Kerouac’s book was as much a veiled autobiography as a dazzling, stream-of-consciousness tightrope-walk, and in Salles and Rivera’s telling, the actors here are playing the real-life figures as much as they’re playing the fictional alter egos. As Sal Paradise (the Kerouac stand-in), Sam Riley, who made such a tormented and almost creepy Ian Curtis in the Joy Division biopic Control, is both turned-in and wide-eyed, an introvert who wants to light out for the territory. He’s the child of immigrants, but he’s caught the American bug of craving the openness and possibility of the road. As Dean Moriarty (the Neal Cassady stand-in), Garrett Hedlund is the opposite: He’s a physically confident all-American type, with a sexual appetite that’s positively Neo-classical. But you sense that part of it’s an act, and it is: He confides to Sal that he sometimes sits in his car with a gun pointed at his temple.
In Kerouac’s telling, these guys were the fresh-faced explorers of a new world, but Salles emphasizes something more elemental and constant about them. They’re two young men in search of lost fathers — Sal’s has just died, and Dean’s is homeless. He also brings to the fore the women in their lives. Dean is married to 16-year-old anything-goes siren Marylou, played by Kristen Stewart, who gives probably the best performance of her career, displaying a physicality that has been sorely lacking from her repertoire. As Camille, the girl Dean later also marries, Kirsten Dunst does a similarly impressive job, conveying a kind of bitter vulnerability. The freewheeling back-and-forth between these characters, which crisscrosses years and geographies, is intoxicating, and you feel at times like the director has placed you in their half-baked, inspired headspaces.
Stylistically, the film is both lush and unhinged. The camera seems to never stop twirling, cuts sometimes flow and sometimes jump; dialogue goes from melancholy to manic in the space of an edit. It all feels right, in a sense. But at the same time, Salles has a practically insurmountable task ahead of him: how to be faithful to a revolutionary work of the fifties without turning it into a musty period piece? Here, there are no real good choices. For many years, Francis Ford Coppola (who executive-produced this) wanted to make On the Road on 16mm, in handheld newsreel style, to recapture the immediacy of the moment. That probably wouldn’t have worked, either.

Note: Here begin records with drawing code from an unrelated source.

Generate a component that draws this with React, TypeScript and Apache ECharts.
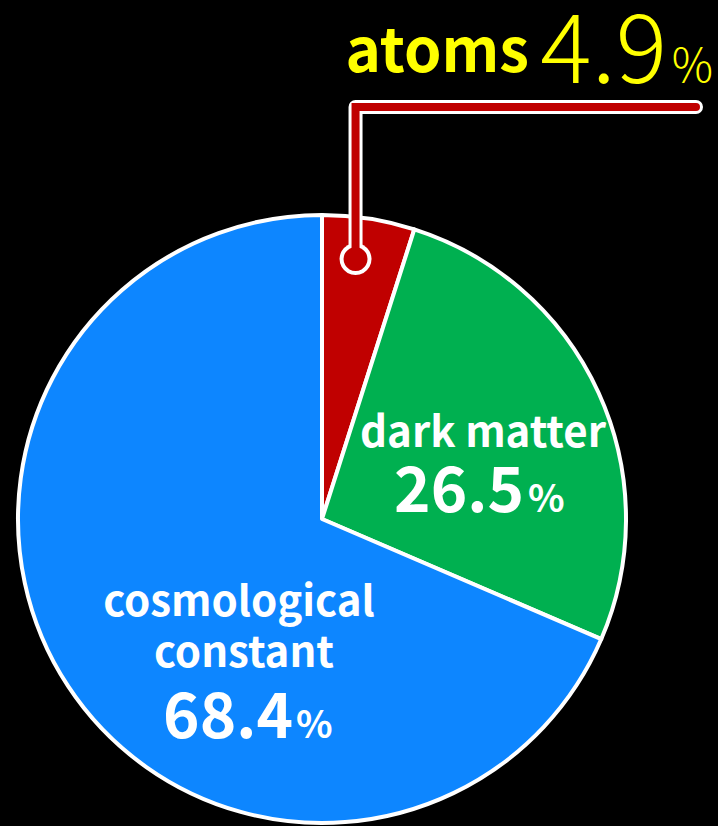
import React, { useEffect, useRef } from "react";
import * as echarts from "echarts";

// Energy content of the universe
const names = ["atoms", "dark matter", "cosmological\nconstant"];
const values = [4.9, 26.5, 68.4];
const colors = ["#C00000", "#00B050", "#0D86FF"];

const W = 718;
const H = 826;
const CX = 322;
const CY = 519;
const R = 304;
const FONT = '"Noto Sans CJK JP", "Noto Sans", sans-serif';
const YELLOW = "#FFFF00";

type Txt = {
  text: string;
  x: number;
  y: number;
  size: number;
  lh: number;
  weight: string | number;
  align: string;
  color: string;
};

function txt(t: Txt) {
  return {
    type: "text",
    x: t.x,
    y: t.y,
    z: 12,
    silent: true,
    style: {
      text: t.text,
      fill: t.color,
      font: `${t.weight} ${t.size}px ${FONT}`,
      lineHeight: t.lh,
      align: t.align,
      verticalAlign: "middle",
    },
  };
}

export default function App() {
  const ref = useRef<HTMLDivElement>(null);

  useEffect(() => {
    document.body.style.margin = "0";
    document.body.style.background = "#000";
    const chart = echarts.init(ref.current!, undefined, { renderer: "svg" });

    const total = values.reduce((a, b) => a + b, 0);
    // leader anchor sits inside the atoms wedge
    const atomsAngle = (values[0] / total) * 2 * Math.PI;
    const a = atomsAngle * 0.416;
    const ar = R * 0.862;
    const ax = CX + ar * Math.sin(a);
    const ay = CY - ar * Math.cos(a);
    const lineY = 107;
    const lineEnd = 696;
    const leader = [
      [ax, ay],
      [ax, lineY],
      [lineEnd, lineY],
    ];

    const [cosLine1, cosLine2] = names[2].split("\n");
    const texts: Txt[] = [
      // atoms callout
      { text: names[0], x: 529, y: 45, size: 60, lh: 56, weight: "bold", align: "right", color: YELLOW },
      { text: values[0].toFixed(1), x: 667, y: 41, size: 96, lh: 80, weight: 300, align: "right", color: YELLOW },
      { text: "%", x: 713, y: 62, size: 46, lh: 40, weight: 300, align: "right", color: YELLOW },
      // dark matter
      { text: names[1], x: 483, y: 428, size: 42, lh: 42, weight: "bold", align: "center", color: "#fff" },
      { text: values[1].toFixed(1), x: 524, y: 485, size: 62, lh: 54, weight: "bold", align: "right", color: "#fff" },
      { text: "%", x: 528, y: 495, size: 38, lh: 34, weight: "bold", align: "left", color: "#fff" },
      // cosmological constant
      { text: cosLine1, x: 239, y: 597, size: 42, lh: 42, weight: "bold", align: "center", color: "#fff" },
      { text: cosLine2, x: 244, y: 648, size: 42, lh: 42, weight: "bold", align: "center", color: "#fff" },
      { text: values[2].toFixed(1), x: 293, y: 711, size: 62, lh: 54, weight: "bold", align: "right", color: "#fff" },
      { text: "%", x: 296, y: 721, size: 38, lh: 34, weight: "bold", align: "left", color: "#fff" },
    ];

    chart.setOption({
      animation: false,
      backgroundColor: "#000",
      series: [
        {
          type: "pie",
          center: [CX, CY],
          radius: R,
          startAngle: 90,
          clockwise: true,
          silent: true,
          itemStyle: { borderColor: "#fff", borderWidth: 4 },
          label: { show: false },
          labelLine: { show: false },
          data: values.map((v, i) => ({
            value: v,
            name: names[i],
            itemStyle: { color: colors[i] },
          })),
        },
      ],
      graphic: [
        {
          type: "polyline",
          shape: { points: leader },
          style: { stroke: "#fff", lineWidth: 14, fill: null, lineCap: "round", lineJoin: "round" },
          z: 10,
        },
        {
          type: "circle",
          shape: { cx: ax, cy: ay, r: 16 },
          style: { fill: "#fff" },
          z: 10,
        },
        {
          type: "polyline",
          shape: { points: leader },
          style: { stroke: colors[0], lineWidth: 8, fill: null, lineCap: "round", lineJoin: "miter" },
          z: 11,
        },
        {
          type: "circle",
          shape: { cx: ax, cy: ay, r: 12 },
          style: { fill: colors[0] },
          z: 11,
        },
        ...texts.map(txt),
      ],
    });

    return () => chart.dispose();
  }, []);

  return <div ref={ref} style={{ width: W, height: H, background: "#000" }} />;
}
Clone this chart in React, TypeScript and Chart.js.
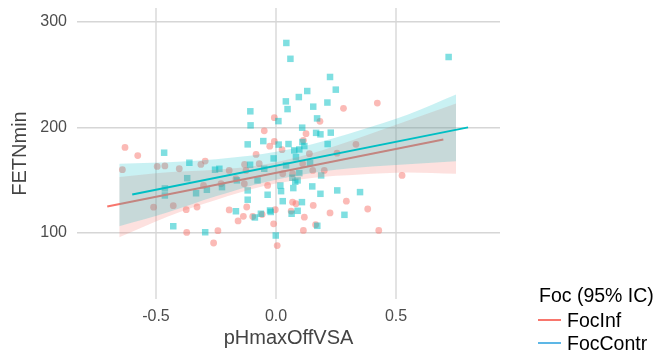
import React, { useEffect, useRef } from "react";
import { Chart, registerables } from "chart.js";

Chart.register(...registerables);

// ---- data ----
const infX = [-0.629, -0.576, -0.64, -0.495, -0.463, -0.403, -0.313, -0.295, -0.131, -0.083, -0.302, -0.51, -0.428, -0.374, -0.329, -0.372, -0.242, -0.26, -0.195, -0.122, -0.158, -0.136, -0.097, -0.058, -0.132, -0.007, -0.049, -0.026, -0.007, -0.003, -0.01, 0.005, 0.069, 0.083, 0.063, 0.118, 0.155, 0.114, 0.165, 0.225, 0.293, 0.382, 0.428, 0.525, 0.281, 0.422, 0.183, 0.125, 0.333, 0.114, -0.07, 0.025, 0.139, 0.111, 0.069, 0.153, 0.201, 0.254, 0.028, -0.167, -0.035, -0.125, -0.195, -0.229];
const infY = [181.0, 173.3, 159.9, 163.0, 163.5, 160.8, 164.9, 168.1, 164.9, 174.4, 145.0, 124.4, 125.9, 122.1, 124.6, 100.5, 102.2, 90.5, 121.8, 124.6, 111.4, 115.8, 115.6, 117.5, 146.6, 209.2, 196.7, 182.2, 186.7, 122.0, 108.7, 88.1, 129.2, 127.7, 120.7, 115.0, 126.1, 102.4, 107.9, 119.0, 130.1, 122.7, 102.4, 154.5, 218.0, 223.0, 205.7, 194.0, 183.9, 187.7, 165.6, 178.9, 175.1, 165.6, 156.1, 159.2, 159.2, 175.6, 156.1, 151.4, 145.0, 159.2, 159.2, 146.6];

const contrX = [-0.466, -0.107, -0.106, -0.118, -0.361, -0.254, -0.37, -0.463, -0.463, -0.333, -0.288, -0.428, -0.295, -0.225, -0.163, -0.167, -0.118, -0.088, -0.118, 0.01, 0.041, 0.048, 0.095, 0.109, -0.053, 0.011, 0.052, 0.11, -0.01, -0.108, -0.035, 0.018, 0.021, 0.072, 0.08, 0.068, 0.028, -0.063, -0.025, -0.022, 0.065, 0.09, -0.001, 0.108, 0.151, 0.185, 0.255, 0.35, 0.285, 0.172, 0.043, 0.06, 0.225, 0.249, 0.13, 0.155, 0.214, 0.719, 0.171, 0.167, 0.185, 0.228, 0.215, 0.076, 0.097, 0.118, 0.083, 0.042, 0.142, 0.097, 0.188, -0.049, 0.09, -0.077, -0.236];
const contrY = [176.0, 215.2, 201.9, 183.9, 166.5, 159.9, 151.9, 142.2, 135.5, 137.6, 140.9, 106.4, 100.7, 143.4, 149.8, 120.6, 131.5, 114.7, 140.3, 205.9, 224.6, 217.3, 228.7, 199.7, 187.0, 183.7, 184.2, 186.1, 170.6, 164.6, 136.2, 145.0, 139.6, 142.5, 148.5, 152.3, 130.1, 118.2, 121.3, 119.9, 118.2, 121.0, 97.6, 129.2, 144.1, 137.1, 140.3, 138.7, 117.2, 106.8, 279.9, 264.9, 247.7, 235.7, 234.4, 219.6, 223.5, 266.6, 208.5, 194.8, 193.4, 195.0, 184.2, 178.2, 179.1, 182.3, 171.8, 164.0, 166.2, 156.7, 154.5, 160.8, 149.8, 149.8, 160.8];

const infLineX = [-0.703, 0.697];
const infLineY = [125.1, 188.6];
const contrLineX = [-0.599, 0.8];
const contrLineY = [136.5, 200.0];

const ribbonX = [-0.653, -0.45, -0.25, -0.05, 0.15, 0.35, 0.55, 0.75];
const infUpper = [153.0, 157.5, 159.9, 164.8, 175.5, 190.4, 206.5, 222.5];
const infLower = [96.0, 115.7, 131.3, 144.4, 152.1, 155.4, 157.3, 156.1];
const contrUpper = [165.6, 166.9, 169.9, 175.0, 184.1, 197.2, 212.2, 231.0];
const contrLower = [106.4, 119.7, 134.7, 147.8, 156.9, 162.0, 165.0, 168.0];

const xTicks = [-0.5, 0, 0.5];
const yTicks = [100, 200, 300];

const seriesNames = ["FocInf", "FocContr"];
const legendTitle = "Foc (95% IC)";

const RED = "#F8766D";
const TEAL = "#00BFC4";
const FONT = '"Liberation Sans", Arial, Helvetica, sans-serif';

const zip = (xs: number[], ys: number[]) => xs.map((x, i) => ({ x, y: ys[i] }));

const legendPlugin = {
  id: "customLegend",
  afterDraw(chart: any) {
    const ctx = chart.ctx;
    ctx.save();
    ctx.fillStyle = "#000";
    ctx.textBaseline = "alphabetic";
    ctx.textAlign = "left";
    ctx.font = `19.5px ${FONT}`;
    ctx.fillText(legendTitle, 539, 302);
    const keys = [RED, "#5DB7E6"];
    const ys = [320, 343];
    keys.forEach((c, i) => {
      ctx.strokeStyle = c;
      ctx.lineWidth = 2;
      ctx.beginPath();
      ctx.moveTo(538, ys[i]);
      ctx.lineTo(561, ys[i]);
      ctx.stroke();
      ctx.fillStyle = "#000";
      ctx.fillText(seriesNames[i], 567, ys[i] + 6.5);
    });
    ctx.restore();
  },
};

export default function App() {
  const ref = useRef<HTMLCanvasElement | null>(null);
  useEffect(() => {
    if (!ref.current) return;
    Chart.defaults.font.family = FONT;
    const chart = new Chart(ref.current, {
      type: "scatter",
      data: {
        datasets: [
          {
            type: "line",
            data: zip(contrLineX, contrLineY),
            borderColor: TEAL,
            borderWidth: 2,
            pointRadius: 0,
            fill: false,
            order: 0,
          } as any,
          {
            type: "line",
            data: zip(ribbonX, contrUpper),
            borderColor: "rgba(0,0,0,0)",
            borderWidth: 0,
            pointRadius: 0,
            backgroundColor: "rgba(0,191,196,0.21)",
            fill: 2,
            cubicInterpolationMode: "monotone",
            order: 1,
          },
          {
            type: "line",
            data: zip(ribbonX, contrLower),
            borderColor: "rgba(0,0,0,0)",
            borderWidth: 0,
            pointRadius: 0,
            fill: false,
            cubicInterpolationMode: "monotone",
            order: 1,
          },
          {
            type: "line",
            data: zip(infLineX, infLineY),
            borderColor: RED,
            borderWidth: 2,
            pointRadius: 0,
            fill: false,
            order: 2,
          },
          {
            type: "line",
            data: zip(ribbonX, infUpper),
            borderColor: "rgba(0,0,0,0)",
            borderWidth: 0,
            pointRadius: 0,
            backgroundColor: "rgba(248,118,109,0.22)",
            fill: 5,
            cubicInterpolationMode: "monotone",
            order: 3,
          },
          {
            type: "line",
            data: zip(ribbonX, infLower),
            borderColor: "rgba(0,0,0,0)",
            borderWidth: 0,
            pointRadius: 0,
            fill: false,
            cubicInterpolationMode: "monotone",
            order: 3,
          },
          {
            type: "scatter",
            data: zip(contrX, contrY),
            pointStyle: "rect",
            pointRadius: 4.6,
            pointBorderWidth: 0,
            backgroundColor: "rgba(0,191,196,0.5)",
            borderColor: "rgba(0,0,0,0)",
            order: 4,
          },
          {
            type: "scatter",
            data: zip(infX, infY),
            pointStyle: "circle",
            pointRadius: 3.4,
            pointBorderWidth: 0,
            backgroundColor: "rgba(248,118,109,0.5)",
            borderColor: "rgba(0,0,0,0)",
            order: 5,
          },
        ] as any,
      },
      options: {
        animation: false,
        responsive: false,
        devicePixelRatio: 1,
        layout: { padding: { top: 8, right: 157, left: 0, bottom: 0 } },
        plugins: {
          legend: { display: false },
          tooltip: { enabled: false },
        },
        scales: {
          x: {
            type: "linear",
            min: -0.829,
            max: 0.933,
            afterBuildTicks: (s: any) => {
              s.ticks = xTicks.map((v) => ({ value: v }));
            },
            afterFit: (s: any) => {
              s.height = 51;
              s.paddingLeft = 0;
              s.paddingRight = 0;
            },
            ticks: {
              padding: 8,
              color: "#4D4D4D",
              font: { size: 16, family: FONT },
              callback: (v: any) => Number(v).toFixed(1),
            },
            grid: { color: "#e3e3e3", lineWidth: 2, drawTicks: false },
            border: { display: false },
            title: {
              display: true,
              text: "pHmaxOffVSA",
              color: "#444",
              font: { size: 20, family: FONT },
              padding: { top: 0, bottom: 0 },
            },
          },
          y: {
            type: "linear",
            min: 37.5,
            max: 313,
            afterBuildTicks: (s: any) => {
              s.ticks = yTicks.map((v) => ({ value: v }));
            },
            afterFit: (s: any) => {
              s.width = 77;
              s.paddingTop = 0;
              s.paddingBottom = 0;
            },
            ticks: {
              padding: 10,
              color: "#4D4D4D",
              font: { size: 16, family: FONT },
            },
            grid: { color: "#d6d6d6", lineWidth: 1.5, drawTicks: false },
            border: { display: false },
            title: {
              display: true,
              text: "FETNmin",
              color: "#444",
              font: { size: 20, family: FONT },
              padding: { top: 8, bottom: 0 },
            },
          },
        },
      } as any,
      plugins: [legendPlugin],
    });
    return () => chart.destroy();
  }, []);
  return (
    <div style={{ position: "fixed", left: 0, top: 0, width: 657, height: 350, background: "#fff" }}>
      <canvas ref={ref} width={657} height={350} style={{ width: 657, height: 350 }} />
    </div>
  );
}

Salles is a sensualist and very much a traditionalist when it comes to his cinema; that’s kind of what we like about him, actually. He and Rivera also collaborated on the young Che Guevara road movie The Motorcycle Diaries, and they bring to this one a similarly reflective quality; you wouldn’t expect a film of On the Road to be nostalgic, but it is. Even as they forge their new future, you sense the characters feeling wistful for something ineffable they may be leaving behind. Maybe that’s because they’re not all bound to find the things they seek: Yes, Sal will become Jack, the great American literary icon, but Dean will become Neal, the inspiration for many great Beat works but also a man whom greatness eluded. Their past together, it turns out, is the fondest thing they had. In other words, this is not the film of a young man. Salles hasn’t reinvented On the Road, but rather turned it into a rambling, beautiful, and occasionally even heartbreaking museum piece.